12/12/2005

Wanking All Over The World





Hello,

A few posts ago I expressed surprise at the existence of men's wanking groups. Since then, my statistics tracker informs me that I appear to have lured a few prospective members to my blog. I can't help feeling they might have been disappointed. Anyway following the links in my stats tracker, I came across this. Group wanking is a worldwide phenomenon! Well amongst the chaps, for some strange and unaccountable reason there don't appear to be vast groups of women meeting up to masturbate.

I realise I'm a bit naive about these things. Many years ago I was being entertained by a gentleman and left the room for a moment only to come back to find him having a good old go at himself. I'm not sure what reaction he was expecting but it seemed clear that it wasn't for me to blush, say sorry and leave the room. In fairness I was only sixteen. That's enough of my back catalogue of sexual misery, I'm saving that for my 'adult' memoirs which I intend to entitle 'Never, Ever Burst Out Laughing At Premature Ejaculation', If you're not crying by the end of the first page, then really you have no soul.

I'm grateful to the group wankers, if only because the seem to have got rid of the dog perverts that were cluttering up my stats. However there is a serious side to all this and I hope lone and group wankers the world over will heed the following wise words, 'don't stick your penis into anything that it might get stuck in'.

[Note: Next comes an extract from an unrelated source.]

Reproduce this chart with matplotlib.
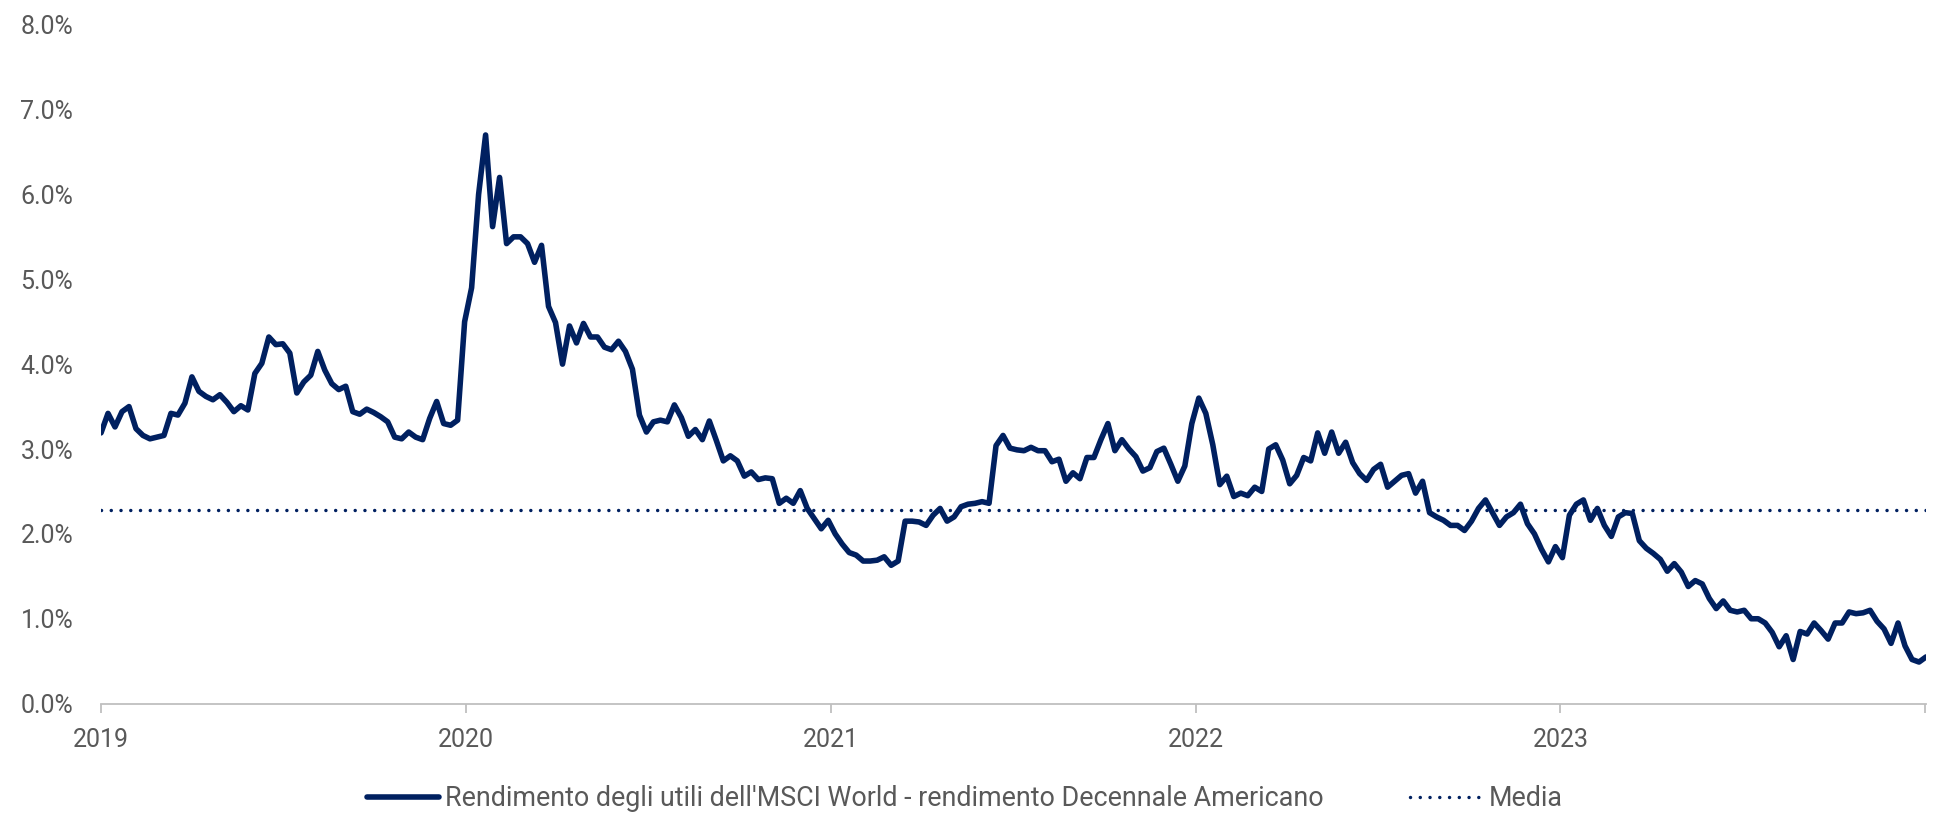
import matplotlib
matplotlib.use('Agg')
import matplotlib.pyplot as plt
import pandas as pd

plt.rcParams['font.family'] = ['Roboto', 'DejaVu Sans']

# ---- data (weekly readings, % ) ----
start_date = '2019-01-01'
spread = [
    3.19, 3.42, 3.26, 3.44, 3.50, 3.24, 3.16, 3.12, 3.14, 3.16,
    3.42, 3.40, 3.54, 3.85, 3.68, 3.62, 3.58, 3.64, 3.55, 3.44,
    3.51, 3.46, 3.89, 4.01, 4.32, 4.23, 4.24, 4.13, 3.66, 3.79,
    3.87, 4.15, 3.93, 3.77, 3.70, 3.74, 3.44, 3.41, 3.47, 3.43,
    3.38, 3.32, 3.14, 3.12, 3.20, 3.14, 3.11, 3.36, 3.56, 3.30,
    3.28, 3.34, 4.50, 4.90, 6.00, 6.70, 5.62, 6.20, 5.42, 5.50,
    5.50, 5.42, 5.20, 5.40, 4.68, 4.49, 4.00, 4.45, 4.25, 4.48,
    4.32, 4.32, 4.20, 4.17, 4.27, 4.15, 3.94, 3.40, 3.20, 3.32,
    3.34, 3.32, 3.52, 3.37, 3.15, 3.23, 3.11, 3.33, 3.10, 2.86,
    2.92, 2.86, 2.68, 2.73, 2.64, 2.66, 2.65, 2.36, 2.42, 2.36,
    2.51, 2.30, 2.18, 2.06, 2.16, 2.00, 1.88, 1.78, 1.75, 1.68,
    1.68, 1.69, 1.73, 1.63, 1.68, 2.15, 2.15, 2.14, 2.10, 2.22,
    2.30, 2.15, 2.20, 2.32, 2.35, 2.36, 2.38, 2.36, 3.04, 3.16,
    3.01, 2.99, 2.98, 3.02, 2.98, 2.98, 2.85, 2.88, 2.62, 2.72,
    2.65, 2.90, 2.90, 3.11, 3.30, 2.98, 3.11, 3.00, 2.91, 2.74,
    2.78, 2.97, 3.01, 2.82, 2.62, 2.80, 3.30, 3.60, 3.42, 3.05,
    2.58, 2.68, 2.44, 2.48, 2.45, 2.55, 2.50, 3.00, 3.05, 2.87,
    2.59, 2.69, 2.90, 2.86, 3.19, 2.95, 3.20, 2.95, 3.08, 2.84,
    2.71, 2.63, 2.76, 2.82, 2.55, 2.62, 2.69, 2.71, 2.48, 2.62,
    2.25, 2.20, 2.16, 2.10, 2.10, 2.04, 2.15, 2.30, 2.40, 2.25,
    2.10, 2.20, 2.25, 2.35, 2.12, 2.00, 1.82, 1.67, 1.85, 1.72,
    2.22, 2.35, 2.40, 2.16, 2.30, 2.10, 1.97, 2.20, 2.25, 2.24,
    1.92, 1.83, 1.77, 1.70, 1.56, 1.65, 1.55, 1.38, 1.45, 1.41,
    1.24, 1.12, 1.21, 1.10, 1.08, 1.10, 1.00, 1.00, 0.95, 0.84,
    0.67, 0.80, 0.52, 0.85, 0.82, 0.95, 0.86, 0.76, 0.95, 0.95,
    1.08, 1.06, 1.07, 1.10, 0.97, 0.88, 0.71, 0.95, 0.68, 0.52,
    0.49, 0.55,
]
media = 2.28
year_ticks = ['2019-01-01', '2020-01-01', '2021-01-01', '2022-01-01',
              '2023-01-01', '2024-01-01']
year_labels = ['2019', '2020', '2021', '2022', '2023', '']
y_ticks = [0, 1, 2, 3, 4, 5, 6, 7, 8]

series_label = "Rendimento degli utili dell'MSCI World - rendimento Decennale Americano"
media_label = "Media"

navy = '#002060'
grey_text = '#595959'
axis_grey = '#bfbfbf'

dates = pd.date_range(start_date, periods=len(spread), freq='7D')

fig = plt.figure(figsize=(19.39, 8.14), dpi=100)
ax = fig.add_axes([0.0521, 0.1356, 0.9412, 0.8341])

ax.plot(dates, spread, color=navy, lw=4.0, solid_joinstyle='round',
        solid_capstyle='round', label=series_label, zorder=3)
ax.plot([dates[0], dates[-1]], [media, media], color=navy, lw=2.5,
        linestyle=(0, (0.01, 2.8)), dash_capstyle='round', label=media_label,
        zorder=2)

ax.set_ylim(0, 8)
ax.set_xlim(dates[0], dates[-1])
ax.set_yticks(y_ticks)
ax.set_yticklabels([f'{v:.1f}%' for v in y_ticks])
ax.set_xticks(pd.to_datetime(year_ticks))
ax.set_xticklabels(year_labels)

for s in ['top', 'right', 'left']:
    ax.spines[s].set_visible(False)
ax.spines['bottom'].set_color(axis_grey)
ax.spines['bottom'].set_linewidth(1.3)

ax.tick_params(axis='y', length=0, pad=20, labelsize=18, labelcolor=grey_text)
ax.tick_params(axis='x', length=6.7, width=1.3, color=axis_grey, pad=10.5,
               labelsize=18, labelcolor=grey_text)

fig.legend(loc='center', bbox_to_anchor=(0.4975, 1 - 799 / 814), ncol=2,
           frameon=False, fontsize=19.4, labelcolor=grey_text,
           handlelength=2.7, handletextpad=0.22, columnspacing=3.2,
           borderaxespad=0, borderpad=0)

fig.savefig('out.png', dpi=100)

In the event that anyone does get their penis stuck in something I'd be enternally grateful if you'd let me know, so that I can post it on my blog and give everyone a good laugh.

Cheerio

2 comments:

Clairwil said...

What an atruistic fellow you are! You don't get many people willing to act in such a selfless manner these days.

Anonymous said...

There's nothing better than meeting up with a few mates with a few beers to watch porn and have a nice wank on a Saturday afternoon.